El resultado de toda aquella vorágine es magia. Es compañía a las tres de la mañana (o a cualquier hora desde que existen los podcast). Es un flujo ordenado y divertido de ondas. Me viene una imagen para explicar el proceso que ha tenido lugar, que sucede cuatro días por semana: Una onda con grandes oscilaciones, sin patrón reconocible. Todo eso pasa por los micros, por Laura, por la mesa de mezclas de Miquel y sale armonizado, equilibrado, con un sonido limpio. Empieza así:
‘Envejecer es como escalar una gran montaña: mientras se sube las fuerzas disminuyen, pero la mirada es más libre, la vista más amplia y serena. Ingmar Bergman’.
Jaja… me alegro, J. M. Veo que la experiencia fue buena, claro que con Laura es imposible que sea de otra manera.
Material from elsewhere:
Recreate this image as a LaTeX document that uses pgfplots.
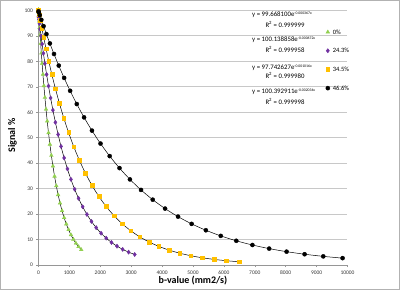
\documentclass[border=0pt]{standalone}
\usepackage{fontspec}
\setmainfont{Carlito}
\usepackage{pgfplots}
\pgfplotsset{compat=1.18}
\usepackage{pgfplotstable}
\definecolor{cgreen}{RGB}{146,208,80}
\definecolor{cpurple}{RGB}{112,48,160}
\definecolor{cyellow}{RGB}{255,192,0}
\definecolor{cgrid}{RGB}{200,200,200}
\definecolor{caxis}{RGB}{150,150,150}

\pgfplotstableread{
b v
0 100.39
1.44 100.10
5.76 99.22
12.96 97.78
23.04 95.80
36 93.30
51.84 90.35
70.56 86.97
92.16 83.23
116.64 79.19
144 74.90
174.24 70.43
207.36 65.84
243.36 61.20
282.24 56.54
324 51.94
368.64 47.43
416.16 43.06
466.56 38.86
519.84 34.87
576 31.11
635.04 27.59
696.96 24.32
761.76 21.32
829.44 18.58
900 16.09
973.44 13.86
1049.76 11.87
1128.96 10.10
1211.04 8.55
1296 7.19
1383.84 6.01
}\tgreen

\pgfplotstableread{
b v
0 97.74
3.24 97.42
12.96 96.46
29.16 94.89
51.84 92.73
81 90.02
116.64 86.82
158.76 83.18
207.36 79.17
262.44 74.86
324 70.33
392.04 65.63
466.56 60.84
547.56 56.04
635.04 51.27
729 46.60
829.44 42.08
936.36 37.75
1049.76 33.64
1169.64 29.79
1296 26.20
1428.84 22.89
1568.16 19.87
1713.96 17.13
1866.24 14.68
2025 12.49
2190.24 10.56
2361.96 8.87
2540.16 7.40
2724.84 6.14
2916 5.05
3113.64 4.13
}\tpurple

\pgfplotstableread{
b v
0 100.14
6.76 99.68
27.04 98.34
60.84 96.13
108.16 93.12
169 89.39
243.36 85.03
331.24 80.16
432.64 74.87
547.56 69.31
676 63.58
817.96 57.79
973.44 52.06
1142.44 46.47
1324.96 41.11
1521 36.03
1730.56 31.30
1953.64 26.94
2190.24 22.98
2440.36 19.43
2704 16.27
2981.16 13.51
3271.84 11.11
3575.64 9.06
3893.76 7.32
4225 5.86
4569.76 4.64
4928.04 3.65
5299.84 2.84
5685.16 2.20
6084 1.68
6496.36 1.27
}\tyellow

\pgfplotstableread{
b v
0 99.67
10.24 99.29
40.96 98.18
92.16 96.35
163.84 93.85
256 90.73
368.64 87.06
501.76 82.91
655.36 78.36
829.44 73.51
1024 68.45
1239.04 63.25
1474.56 58.01
1730.56 52.81
2007.04 47.72
2304 42.79
2621.44 38.08
2959.36 33.64
3317.76 29.50
3696.64 25.67
4096 22.17
4515.84 19.00
4956.16 16.16
5416.96 13.65
5898.24 11.44
6400 9.52
6922.24 7.86
7464.96 6.44
8028.16 5.24
8611.84 4.23
9216 3.39
9840.64 2.69
}\tblack

\pgfplotsset{lgm/.style={legend image code/.code={\draw[##1] plot coordinates {(0pt,0pt)};}}}
\newcommand{\expo}[1]{\raisebox{2.4pt}{\fontsize{3.8}{4}\selectfont #1}}

\begin{document}
\begin{tikzpicture}
\useasboundingbox (-38.5pt,-25pt) rectangle (361.5pt,265pt);
\draw[gray!60, line width=0.7pt] (-38.15pt,-24.65pt) rectangle (361.15pt,264.65pt);
\begin{axis}[
  at={(0,0)}, anchor=south west,
  scale only axis, width=309pt, height=254.5pt,
  xmin=0, xmax=10000, ymin=0, ymax=100,
  xtick={0,1000,...,10000}, ytick={0,10,...,100},
  scaled x ticks=false,
  /pgf/number format/set thousands separator={},
  /pgf/number format/assume math mode=true,
  ymajorgrids, major grid style={cgrid, line width=1pt},
  axis x line*=bottom, axis y line*=left,
  axis line style={caxis, line width=0.6pt},
  tick style={caxis, line width=0.5pt},
  tick align=outside, major tick length=2pt,
  ticklabel style={font=\fontsize{5.5}{6}\selectfont, text=black!80},
  xlabel={\textbf{b-value (mm2/s)}}, ylabel={\textbf{Signal \%}},
  label style={font=\fontsize{10}{12}\selectfont},
  xlabel style={at={(axis description cs:0.5,-0.063)}, anchor=center},
  ylabel style={at={(axis description cs:-0.084,0.51)}, anchor=center},
  clip=false,
  legend style={at={(axis description cs:0.929,0.925)}, anchor=north west,
    draw=none, fill=none, inner sep=0pt, font=\fontsize{6.5}{7}\selectfont,
    nodes={inner sep=0pt, text height=4.5pt, text depth=0pt},
    row sep=14.2pt,
    /tikz/every odd column/.append style={column sep=3pt}},
  legend cell align=left,
]
\addplot[only marks, mark=triangle*, mark size=2.1pt, color=cgreen, lgm] table[x=b,y=v]{\tgreen};
\addlegendentry{0\%}
\addplot[only marks, mark=diamond*, mark size=2.1pt, color=cpurple, lgm] table[x=b,y=v]{\tpurple};
\addlegendentry{24.3\%}
\addplot[only marks, mark=square*, mark size=1.85pt, color=cyellow, lgm] table[x=b,y=v]{\tyellow};
\addlegendentry{34.5\%}
\addplot[only marks, mark=*, mark size=2.05pt, color=black, lgm] table[x=b,y=v]{\tblack};
\addlegendentry{46.6\%}
\addplot[black, line width=0.5pt, smooth, forget plot] table[x=b,y=v]{\tgreen};
\addplot[black, line width=0.5pt, smooth, forget plot] table[x=b,y=v]{\tpurple};
\addplot[black, line width=0.5pt, smooth, forget plot] table[x=b,y=v]{\tyellow};
\addplot[black, line width=0.5pt, smooth, forget plot] table[x=b,y=v]{\tblack};
\end{axis}
\begin{scope}[every node/.style={font=\fontsize{6.8}{7}\selectfont, inner sep=0pt}]
\node[anchor=west] at (213.5pt,250pt) {y = 99.668100e\expo{-0.000367x}};
\node at (246.5pt,240.5pt) {R\textsuperscript{2} = 0.999999};
\node[anchor=west] at (213.5pt,225pt) {y = 100.138858e\expo{-0.000672x}};
\node at (246.5pt,215.5pt) {R\textsuperscript{2} = 0.999958};
\node[anchor=west] at (213.5pt,197.5pt) {y = 97.742627e\expo{-0.001016x}};
\node at (246.5pt,189.5pt) {R\textsuperscript{2} = 0.999980};
\node[anchor=west] at (213.5pt,173pt) {y = 100.392911e\expo{-0.002034x}};
\node at (246.5pt,164pt) {R\textsuperscript{2} = 0.999998};
\end{scope}
\end{tikzpicture}
\end{document}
El 80 % del programa es ella, y los demás ponemos los pompones.
Enhorabuena por tu libro, y suerte con la promoción.
liindoooo…no he estado en un estudio de radio, peor sí en una sla ade operaciones 🙂 me gusta mucho como lo cuentas y como el caos se transforma en algo que oímos tan ordenado y fluidoal otro lado…tengo que escucharte todavía! besos en tropel y gracias por ese bergman de guinda final!
Lo leo … y sonrío, y lo vuelvo a leer. Es un placer, muchas gracias por este post.
Me fascinó conocerte, por cierto.
Buenísima noticia!! Me encanta que «Altitud en vena» siga creciendo, sigo pensando que es imperdonable no encontrarlo en librerías especializadas.